Alan Wisdom of Presbyterian Action, a member of the writing team for the revision, told Snyder that her interpretation of the motives of Presbyterians who seek to uphold Biblical standards for families and child-rearing "is painful for me. It's not what I and others I worked with consciously intended. Our intention is to help all families."

But Snyder said the Christian perspective offered by Wisdom and others as an alternative to the ACSWAP document had another impact on her. "You're telling me I was second class. My family was broken before we left that marriage. It was not broken afterwards."

Jessen, of Mitchell, Ind., appeared before the committee as an errand for his son, Chris, who was a youth advisory delegate to the 215th General Assembly.

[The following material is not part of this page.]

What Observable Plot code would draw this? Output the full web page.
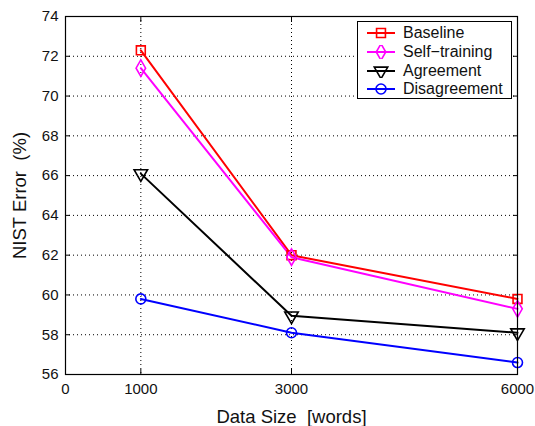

He said Chris had intended to speak on the floor of the General Assembly and tell commissioners, "'I grew up in a traditional family. I think that's the best way to grow up. I resent that kind of family being called mythological.' Unfortunately, Chris didn't get to make that speech."

Jessen said the ASCWP paper included "little … about the kind of family experience I've had." As a parish minister for more than 30 years, Jessen said he had seen the devastating effects of people failing to follow Biblical principles.

"This very campus on which we are meeting is reeling right now" because of the disclosure that the Presbytery of Transylvania had recently disciplined Mulder by stripping him of his ministerial credentials. "And a year ago, [Patton] the governor of the Commonwealth of Kentucky, a personal friend of mine, a member of the Presbyterian Church (USA), confessed to an affair – destroying all the good he had done."

Shannon Mechan also argued that the paper needed a stronger theological statement about the value of the traditional family. "My generation is crying out for an example – something that's going to lead us in God's path," she said.